Nature 458, 1021-1024 (23 April 2009) | doi:10.1038/nature07985; Received 24 November 2008; Accepted 13 March 2009

A semi-aquatic Arctic mammalian carnivore from the Miocene epoch and origin of Pinnipedia

Natalia Rybczynski1, Mary R. Dawson2 & Richard H. Tedford3

  1. Canadian Museum of Nature, PO Box 3443 STN D, Ottawa, Ontario K1P 6P4, Canada
  2. Carnegie Museum of Natural History, 4400 Forbes Avenue, Pittsburgh, Pennsylvania 15213, USA
  3. Division of Paleontology, American Museum of Natural History, New York, New York 10024, USA

Correspondence to: Natalia Rybczynski1 Correspondence and requests for materials should be addressed to N.R. (Email: nrybczynski@mus-nature.ca).

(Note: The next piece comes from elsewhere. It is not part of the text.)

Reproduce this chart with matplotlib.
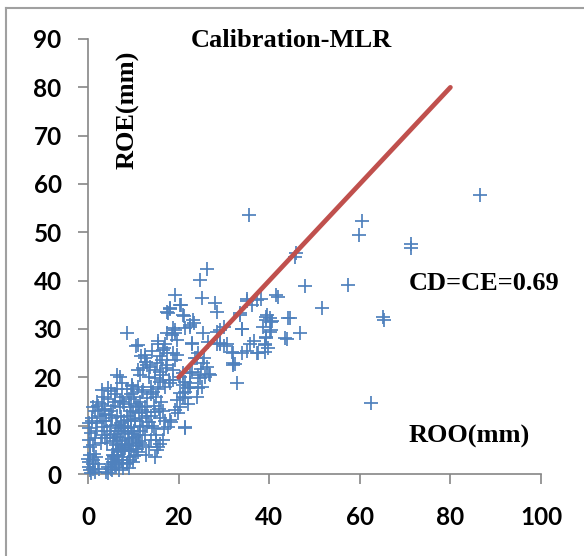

Modern pinnipeds (seals, sea lions and the walrus) are semi-aquatic, generally marine carnivores the limbs of which have been modified into flippers. Recent phylogenetic studies using morphological and molecular evidence support pinniped monophyly, and suggest a sister relationship with ursoids1, 2 (for example bears) or musteloids3, 4, 5, 6, 7 (the clade that includes skunks, badgers, weasels and otters). Although the position of pinnipeds within modern carnivores appears moderately well resolved, fossil evidence of the morphological steps leading from a terrestrial ancestor to the modern marine forms has been weak or contentious. The earliest well-represented fossil pinniped is Enaliarctos, a marine form with flippers, which had appeared on the northwestern shores of North America by the early Miocene epoch8, 9. Here we report the discovery of a nearly complete skeleton of a new semi-aquatic carnivore from an early Miocene lake deposit in Nunavut, Canada, that represents a morphological link in early pinniped evolution. The new taxon retains a long tail and the proportions of its fore- and hindlimbs are more similar to those of modern terrestrial carnivores than to modern pinnipeds. Morphological traits indicative of semi-aquatic adaptation include a forelimb with a prominent deltopectoral ridge on the humerus, a posterodorsally expanded scapula, a pelvis with relatively short ilium, a shortened femur and flattened phalanges, suggestive of webbing. The new fossil shows evidence of pinniped affinities and similarities to the early Oligocene Amphicticeps from Asia and the late Oligocene and Miocene Potamotherium from Europe. The discovery suggests that the evolution of pinnipeds included a freshwater transitional phase, and may support the hypothesis that the Arctic was an early centre of pinniped evolution.